When most people think about a gluten-free diet, they immediately think it’s for weight loss.  I myself lost 8 pounds when I first eliminated wheat products from my diet.  But, after about a year, I started to notice that the 8 pounds returned…in “new” places (Grrrrr!).  It all started when I got really hungry and needed something quick.  Needless to say, I ate potato chips and prepackaged gluten-free product (hence the 8 pounds around my middle).  Matter of fact, most people on a gluten-free diet gain an average of 22 pounds.  Probably because gluten-free products contain an average of 1/3 more calories and fat than regular products and their portion size is much smaller.

Thankfully, for flavors sake, gluten-free manufacturers are on a “mission”  to produce products that replace or at least come close to those familiar tastes of what sufferers used to eat.  I’ve met so many small gluten-free business owners that started because they were diagnosed with celiac and wanted to make a product that tasted like what they missed.  More fats and sugars usually help consumers get past new textures and unfamiliar flavors.
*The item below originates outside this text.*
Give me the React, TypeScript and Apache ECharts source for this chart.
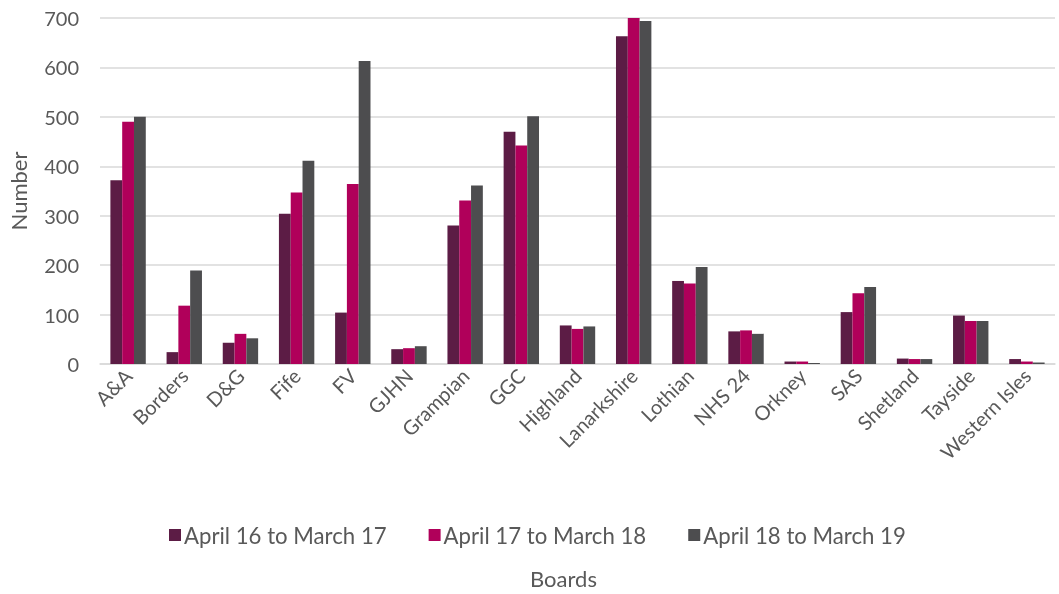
import React, { useEffect, useRef } from "react";
import * as echarts from "echarts";

const categories = ["A&A", "Borders", "D&G", "Fife", "FV", "GJHN", "Grampian", "GGC", "Highland", "Lanarkshire", "Lothian", "NHS 24", "Orkney", "SAS", "Shetland", "Tayside", "Western Isles"];
const seriesNames = ["April 16 to March 17", "April 17 to March 18", "April 18 to March 19"];
const y1617 = [372, 24, 43, 304, 104, 30, 280, 470, 78, 663, 168, 66, 5, 105, 11, 98, 10];
const y1718 = [490, 118, 61, 347, 364, 32, 331, 442, 71, 702, 163, 68, 5, 143, 10, 87, 5];
const y1819 = [500, 189, 52, 411, 613, 36, 361, 501, 76, 694, 196, 61, 2, 156, 10, 87, 3];
const colors = ["#5C1C45", "#B0005A", "#4D4D4F"];
const yTicks = { min: 0, max: 700, interval: 100 };

export default function App() {
  const ref = useRef<HTMLDivElement>(null);
  useEffect(() => {
    if (!ref.current) return;
    const chart = echarts.init(ref.current, null, { renderer: "svg" });
    const font = "Lato";
    const data = [y1617, y1718, y1819];
    chart.setOption({
      animation: false,
      textStyle: { fontFamily: font },
      grid: { left: 100, right: 4, top: 18, bottom: 230, outerBoundsMode: "none", containLabel: false },
      legend: {
        data: seriesNames,
        top: 524,
        left: 169,
        padding: 0,
        itemWidth: 12,
        itemHeight: 12,
        itemGap: 42,
        icon: "rect",
        textStyle: { fontSize: 22.2, color: "#595959", fontFamily: font, padding: [0, 0, 0, -2] },
      },
      xAxis: {
        type: "category",
        data: categories,
        name: "Boards",
        nameLocation: "middle",
        nameGap: 203,
        nameTextStyle: { fontSize: 22, color: "#595959", padding: [0, 28, 0, 0] },
        axisLine: { lineStyle: { color: "#D9D9D9", width: 1.5 } },
        axisTick: { show: false },
        axisLabel: { rotate: 45, fontSize: 20, color: "#595959", margin: 8, interval: 0 },
      },
      yAxis: {
        type: "value",
        min: yTicks.min,
        max: yTicks.max,
        interval: yTicks.interval,
        name: "Number",
        nameLocation: "middle",
        nameGap: 71,
        nameTextStyle: { fontSize: 22, color: "#595959" },
        axisLine: { show: false },
        axisTick: { show: false },
        axisLabel: { fontSize: 20, color: "#595959", margin: 21 },
        splitLine: { lineStyle: { color: "#D9D9D9", width: 1.5 } },
      },
      series: seriesNames.map((n, i) => ({
        name: n,
        type: "bar",
        data: data[i],
        barGap: "0%",
        barCategoryGap: "37%",
        itemStyle: { color: colors[i] },
      })),
    });
    return () => chart.dispose();
  }, []);
  return <div ref={ref} style={{ position: "fixed", left: 0, top: 0, width: 1059, height: 594 }} />;
}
Gluten-free grains are not required to be fortified like standard bread products in America.  This add’s to problems for gluten intolerance sufferers who are already vitamin deficient.  Gluten protein causes the tiny villi that line the intestines to lay flat in celiac patients.  The villi are there to aid in nutrition absorption, so without healthy villi, celiac sufferers starve nutritionally from the inside out.  No healthy villi, no vitamin absorption.  This is what causes the multitude of symptoms for sufferers.  For example, vitamin B is necessary for red blood cells (to prevent anemia), healthy skin, hair and muscles.  That’s just one common vitamin deficiency, sadly there are lots more.
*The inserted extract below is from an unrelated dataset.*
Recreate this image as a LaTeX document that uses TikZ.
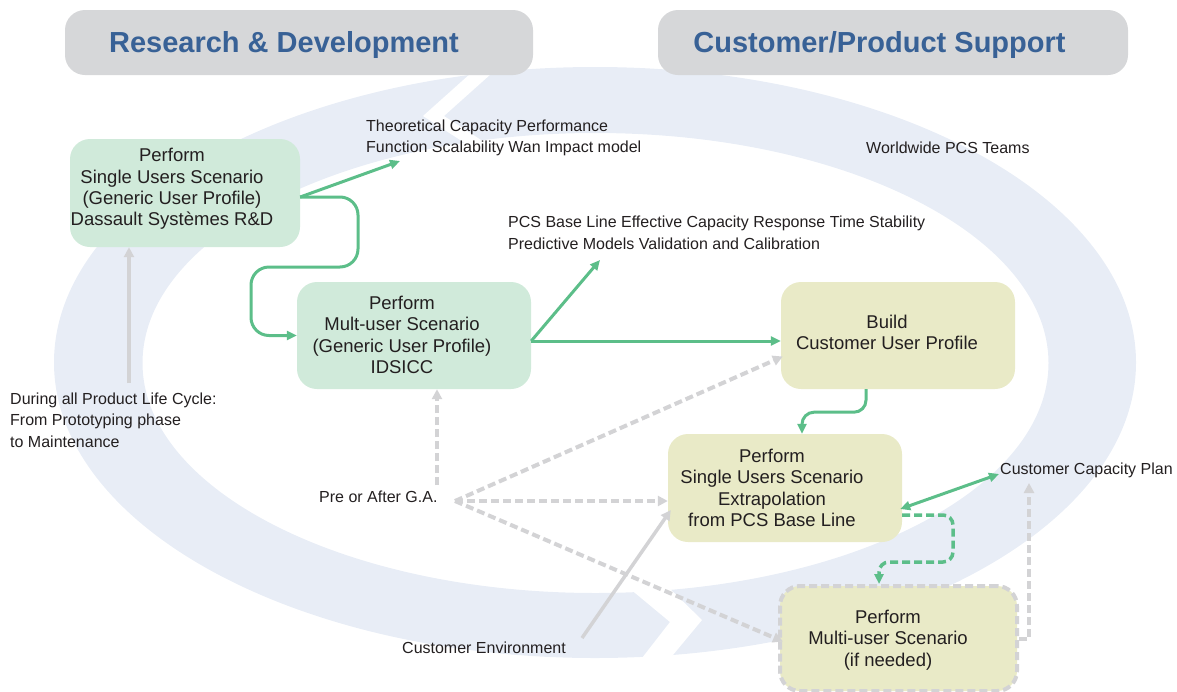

What the answer?  SUBSTITUTION!  Newly diagnosed suffers usually consume the three most recognizable ingredients;  rice, potato and corn.  This works great until they get used to what is safe to eat.  But, by switching to alternative grains, the protein, fiber, iron and vitamins go up…naturally.
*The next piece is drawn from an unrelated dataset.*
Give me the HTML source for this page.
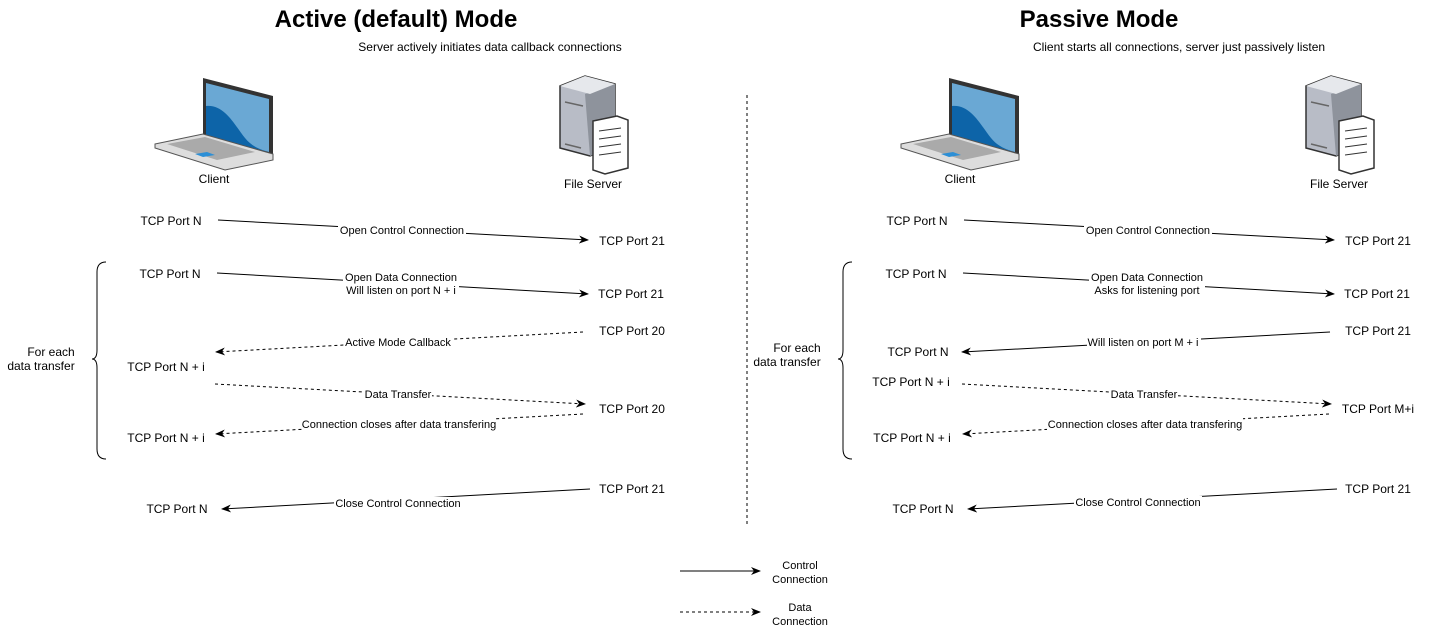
<!DOCTYPE html>
<html><head><meta charset="utf-8"><style>
html,body{margin:0;padding:0;background:#fff;}
svg{display:block;}
text{font-family:"Liberation Sans",Arial,sans-serif;fill:#000;}
.t{font-size:12px;text-anchor:middle;}
.l{font-size:11px;text-anchor:middle;}
</style></head><body>
<svg width="1435" height="640" viewBox="0 0 1435 640" xmlns="http://www.w3.org/2000/svg">
<defs>
<marker id="a" markerWidth="10" markerHeight="8" refX="9" refY="4" orient="auto" markerUnits="userSpaceOnUse">
<path d="M0,0 L10,4 L0,8 L3,4 z" fill="#000"/></marker>
<g id="laptop">
<path d="M48,2 L118,20 L118,80 L48,62 z" fill="#333"/>
<path d="M51,7 L114,23 L114,76 L51,60 z" fill="#6aa8d4"/>
<path d="M51,30 C70,28 80,50 90,62 C98,72 108,74 114,76 L51,60 z" fill="#0d64a8"/>
<path d="M0,68 L48,58 L118,78 L118,84 L70,94 L0,72 z" fill="#ddd" stroke="#555" stroke-width="1"/>
<path d="M12,68 L50,61 L100,76 L62,84 z" fill="#aaa"/>
<path d="M40,78 L52,76 L60,79 L48,81 z" fill="#2c8fd6"/>
</g>
<g id="server">
<path d="M5,10 L30,0 L60,8 L60,70 L35,80 L5,72 z" fill="#b8bcc6" stroke="#333" stroke-width="1.5"/>
<path d="M30,18 L60,8 L60,70 L35,80 z" fill="#8e939c"/>
<path d="M5,10 L30,0 L60,8 L35,18 z" fill="#e6e8ec"/>
<line x1="10" y1="26" x2="28" y2="30" stroke="#666" stroke-width="1.5"/>
<line x1="10" y1="68" x2="26" y2="72" stroke="#666" stroke-width="1.5"/>
<path d="M38,45 L62,40 L73,44 L73,92 L50,98 L38,94 z" fill="#fff" stroke="#333" stroke-width="1.5"/>
<g stroke="#333" stroke-width="1"><line x1="44" y1="55" x2="66" y2="52"/><line x1="44" y1="63" x2="66" y2="60"/><line x1="44" y1="71" x2="66" y2="68"/><line x1="44" y1="79" x2="66" y2="76"/></g>
</g>
</defs>

<text x="396" y="27" style="font-size:24px;font-weight:bold;text-anchor:middle">Active (default) Mode</text>
<text x="490" y="51" class="l" style="font-size:12px">Server actively initiates data callback connections</text>
<text x="1099" y="27" style="font-size:24px;font-weight:bold;text-anchor:middle">Passive Mode</text>
<text x="1179" y="51" class="l" style="font-size:12px">Client starts all connections, server just passively listen</text>

<line x1="747" y1="95" x2="747" y2="525" stroke="#000" stroke-dasharray="3,3"/>

<use href="#laptop" x="155" y="76"/>
<use href="#server" x="555" y="76"/>
<use href="#laptop" x="901" y="76"/>
<use href="#server" x="1301" y="76"/>
<text x="214" y="183" class="t">Client</text>
<text x="593" y="188" class="t">File Server</text>
<text x="960" y="183" class="t">Client</text>
<text x="1339" y="188" class="t">File Server</text>

<g stroke="#000" fill="none">
<line x1="218" y1="220" x2="588" y2="240" marker-end="url(#a)"/>
<line x1="217" y1="273" x2="588" y2="294" marker-end="url(#a)"/>
<line x1="583" y1="332" x2="216" y2="352" stroke-dasharray="3,3" marker-end="url(#a)"/>
<line x1="215" y1="384" x2="585" y2="404" stroke-dasharray="3,3" marker-end="url(#a)"/>
<line x1="583" y1="414" x2="216" y2="434" stroke-dasharray="3,3" marker-end="url(#a)"/>
<line x1="590" y1="489" x2="222" y2="509" marker-end="url(#a)"/>
<path d="M106,262 Q97,262 97,272 L97,350 Q97,359 92,359 Q97,359 97,368 L97,449 Q97,459 106,459"/>
</g>
<g fill="#fff">
<rect x="338" y="224" width="128" height="13"/>
<rect x="343" y="271" width="116" height="26"/>
<rect x="344" y="336" width="108" height="13"/>
<rect x="364" y="388" width="68" height="13"/>
<rect x="302" y="418" width="194" height="13"/>
<rect x="334" y="497" width="128" height="13"/>
</g>
<text x="171" y="225" class="t">TCP Port N</text>
<text x="402" y="234" class="l">Open Control Connection</text>
<text x="632" y="245" class="t">TCP Port 21</text>
<text x="170" y="278" class="t">TCP Port N</text>
<text x="401" y="281" class="l">Open Data Connection</text>
<text x="401" y="294" class="l">Will listen on port N + i</text>
<text x="631" y="298" class="t">TCP Port 21</text>
<text x="632" y="335" class="t">TCP Port 20</text>
<text x="398" y="346" class="l">Active Mode Callback</text>
<text x="166" y="371" class="t">TCP Port N + i</text>
<text x="398" y="398" class="l">Data Transfer</text>
<text x="632" y="413" class="t">TCP Port 20</text>
<text x="399" y="428" class="l">Connection closes after data transfering</text>
<text x="166" y="442" class="t">TCP Port N + i</text>
<text x="632" y="493" class="t">TCP Port 21</text>
<text x="398" y="507" class="l">Close Control Connection</text>
<text x="177" y="513" class="t">TCP Port N</text>
<text x="51" y="356" class="t">For each</text>
<text x="41" y="370" class="t">data transfer</text>

<g stroke="#000" fill="none">
<line x1="964" y1="220" x2="1334" y2="240" marker-end="url(#a)"/>
<line x1="963" y1="273" x2="1334" y2="294" marker-end="url(#a)"/>
<line x1="1330" y1="332" x2="962" y2="352" marker-end="url(#a)"/>
<line x1="962" y1="384" x2="1331" y2="404" stroke-dasharray="3,3" marker-end="url(#a)"/>
<line x1="1329" y1="414" x2="963" y2="434" stroke-dasharray="3,3" marker-end="url(#a)"/>
<line x1="1337" y1="489" x2="968" y2="509" marker-end="url(#a)"/>
<path d="M852,262 Q843,262 843,272 L843,350 Q843,359 838,359 Q843,359 843,368 L843,449 Q843,459 852,459"/>
</g>
<g fill="#fff">
<rect x="1084" y="224" width="128" height="13"/>
<rect x="1089" y="271" width="116" height="26"/>
<rect x="1087" y="336" width="114" height="13"/>
<rect x="1110" y="388" width="68" height="13"/>
<rect x="1047" y="418" width="196" height="13"/>
<rect x="1074" y="496" width="128" height="13"/>
</g>
<text x="917" y="225" class="t">TCP Port N</text>
<text x="1148" y="234" class="l">Open Control Connection</text>
<text x="1378" y="245" class="t">TCP Port 21</text>
<text x="916" y="278" class="t">TCP Port N</text>
<text x="1147" y="281" class="l">Open Data Connection</text>
<text x="1147" y="294" class="l">Asks for listening port</text>
<text x="1377" y="298" class="t">TCP Port 21</text>
<text x="1378" y="335" class="t">TCP Port 21</text>
<text x="1143" y="346" class="l">Will listen on port M + i</text>
<text x="918" y="356" class="t">TCP Port N</text>
<text x="911" y="386" class="t">TCP Port N + i</text>
<text x="1144" y="398" class="l">Data Transfer</text>
<text x="1378" y="413" class="t">TCP Port M+i</text>
<text x="1145" y="428" class="l">Connection closes after data transfering</text>
<text x="912" y="442" class="t">TCP Port N + i</text>
<text x="1378" y="493" class="t">TCP Port 21</text>
<text x="1138" y="506" class="l">Close Control Connection</text>
<text x="923" y="513" class="t">TCP Port N</text>
<text x="797" y="352" class="t">For each</text>
<text x="787" y="366" class="t">data transfer</text>

<line x1="680" y1="571" x2="760" y2="571" stroke="#000" marker-end="url(#a)"/>
<line x1="680" y1="612" x2="760" y2="612" stroke="#000" stroke-dasharray="3,3" marker-end="url(#a)"/>
<text x="800" y="569" class="l">Control</text>
<text x="800" y="583" class="l">Connection</text>
<text x="800" y="611" class="l">Data</text>
<text x="800" y="625" class="l">Connection</text>
</svg>
</body></html>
Here’s some alternative grains to choose from…

  • Amaranth – Protein, fiber, iron, magnesium, zinc, calcium, B vitamins
  • Buckwheat – Protein, fiber, B6, niacin, thiamin, iron, zinc
  • Millet – Protein, fiber
  • Oats – Fiber, B vitamins
  • Quinoa – High quality protein, fiber, calcium, magnesium, iron, B vitamins
  • Teff – Protein, calcium, iron, B vitamins
  • Wild rice – If enriched B vitamins
  • Wild rice – Protein, fiber, potassium, zinc

The key to staying healthy on a gluten-free diet is to incorporate a wide variety of grains, watch portion sizes of prepackaged gluten-free products and exercise.  Lord knows, I need to work on that 3rd one if I want to get these 8 pounds off!!!

If you aren’t sure where to begin, talk with a registered dietitian to help you on your way.